Free Tennessee and Kentucky

What if Tennessee and Kentucky had been admitted as Free States instead of Slave States? The votes to do so were pretty close in real life, and Jefferson's proposal to ban slavery from Western territories in 1784 (rejected by one vote), could have some effect here, too. Also, these two states aren't exactly ideal for a slave economy either, unlike states built for plantations like Alabama.

How might such a thing affect the Free State-Slave State balance? Is it broken earlier, or are less States from the North admitted? How could this affect settlement of other states, if people coming from these areas aren't as pro-slavery (or inversely, if pro-slavery people who would settle in TN or KY otl decide to settle elsewhere)? And when the Civil War comes along, how could an almost certainly fully Union Tennessee affect things?
 
What if Tennessee and Kentucky had been admitted as Free States instead of Slave States? The votes to do so were pretty close in real life, and Jefferson's proposal to ban slavery from Western territories in 1784 (rejected by one vote), could have some effect here, too. Also, these two states aren't exactly ideal for a slave economy either, unlike states built for plantations like Alabama.
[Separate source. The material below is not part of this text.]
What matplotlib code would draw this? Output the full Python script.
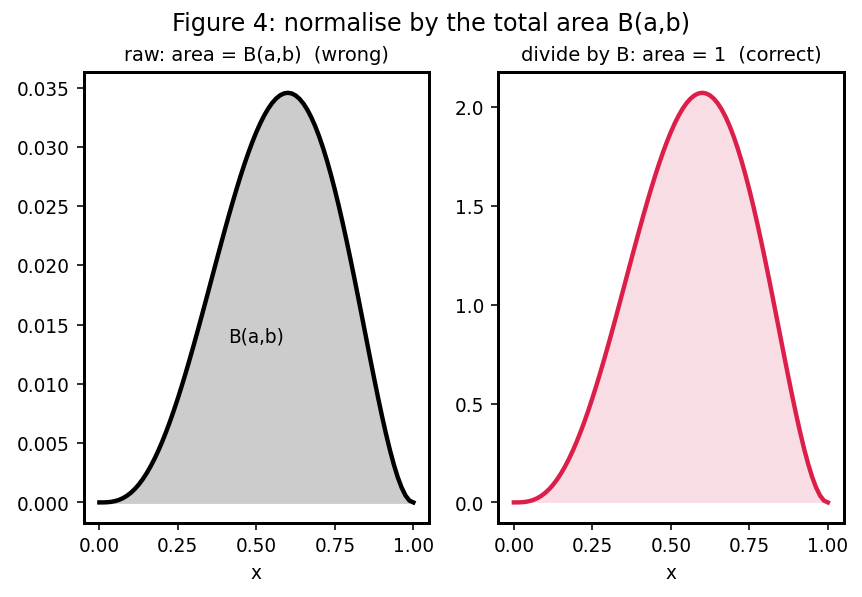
import numpy as np
import matplotlib
matplotlib.use("Agg")
import matplotlib.pyplot as plt

# x grid and unnormalised curve x^(a-1)(1-x)^(b-1)
x = np.linspace(0, 1, 81)
raw = [0.0, 1.905e-6, 1.485e-5, 4.885e-5, 1.128e-4, 2.1458e-4, 3.610e-4,
       5.578e-4, 8.100e-4, 0.0011215, 0.0014954, 0.0019339, 0.0024384,
       0.0030097, 0.0036477, 0.0043516, 0.00512, 0.0059508, 0.0068415,
       0.0077888, 0.0087891, 0.0098381, 0.0109313, 0.0120638, 0.01323,
       0.0144243, 0.0156407, 0.0168731, 0.0181147, 0.0193591, 0.0205994,
       0.0218287, 0.02304, 0.0242263, 0.0253806, 0.026496, 0.0275653,
       0.028582, 0.0295393, 0.0304306, 0.03125, 0.0319913, 0.0326486,
       0.0332168, 0.0336909, 0.0340662, 0.0343385, 0.0345041, 0.03456,
       0.0345033, 0.0343323, 0.0340453, 0.0336416, 0.0331211, 0.0324847,
       0.0317335, 0.03087, 0.0298971, 0.028819, 0.0276404, 0.0263672,
       0.0250062, 0.0235651, 0.0220531, 0.02048, 0.018857, 0.0171964,
       0.0155118, 0.0138178, 0.0121306, 0.0104675, 0.0088473, 0.00729,
       0.0058172, 0.0044519, 0.0032187, 0.0021434, 0.0012539, 0.0005793,
       0.0001505, 0.0]
raw = np.array(raw)

# total area B(a,b) and the normalised density
B_ab = 0.0166667
dens = raw / B_ab

red = "#dc1f4a"
plt.rcParams["font.size"] = 9.25

fig, (ax1, ax2) = plt.subplots(1, 2, figsize=(5.99, 4.15), dpi=144)
fig.subplots_adjust(left=0.097, right=0.978, top=0.878, bottom=0.124, wspace=0.2)

ax1.fill_between(x, raw, color="0.8")
ax1.plot(x, raw, color="black", lw=2.2, solid_joinstyle="round")
ax1.text(0.5, 0.014, "B(a,b)", ha="center", va="center")
ax1.set_title("raw: area = B(a,b)  (wrong)", fontsize=9.7)
ax1.set_xlabel("x")
ax1.set_xticks([0, 0.25, 0.5, 0.75, 1.0])

ax2.fill_between(x, dens, color=red, alpha=0.15, lw=0)
ax2.plot(x, dens, color=red, lw=2.2, solid_joinstyle="round")
ax2.set_title("divide by B: area = 1  (correct)", fontsize=9.7)
ax2.set_xlabel("x")
ax2.set_xticks([0, 0.25, 0.5, 0.75, 1.0])

for ax in (ax1, ax2):
    for s in ax.spines.values():
        s.set_linewidth(1.5)

fig.suptitle("Figure 4: normalise by the total area B(a,b)", fontsize=12)
fig.savefig("out.png", dpi=144)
How might such a thing affect the Free State-Slave State balance? Is it broken earlier, or are less States from the North admitted? How could this affect settlement of other states, if people coming from these areas aren't as pro-slavery (or inversely, if pro-slavery people who would settle in TN or KY otl decide to settle elsewhere)? And when the Civil War comes along, how could an almost certainly fully Union Tennessee affect things?

Didn't a lot of early Texas settlers come from Tennessee? Maybe in this scenario Texas is primarily settled by free spoilers too.
 
Most likely it would probably result in no Civil War, as the south wouldn't have nearly enough slave states to count on, and likely with such a free/state balance as this some of the slave states could go free between 1800 and whenever Emancipation is declared.

- BNC
 
What if Tennessee and Kentucky had been admitted as Free States instead of Slave States? The votes to do so were pretty close in real life, and Jefferson's proposal to ban slavery from Western territories in 1784 (rejected by one vote), could have some effect here, too. Also, these two states aren't exactly ideal for a slave economy either, unlike states built for plantations like Alabama.

Tennessee is perfect for a plantation economy. While the best land (along the Mississippi, and the western third of the state in general) was not technically part of the state in the 1790s (hadn't been legally purchased from the natives at that point), what is nowadays Middle Tennessee was perfectly suited for slavery with the rich soils of the Nashville area and the counties to the south. Clearly, Tennessee could easily be set up for a plantation economy, and the potential of the Mississippi lowlands only ensures its status as a slave state.

Didn't a lot of early Texas settlers come from Tennessee? Maybe in this scenario Texas is primarily settled by free spoilers too.

Sam Houston owned slaves, for what it's worth. But the role of slavery in the Texas Revolution and Texas's own fertile land for slavery means you have a similar issue to Tennessee.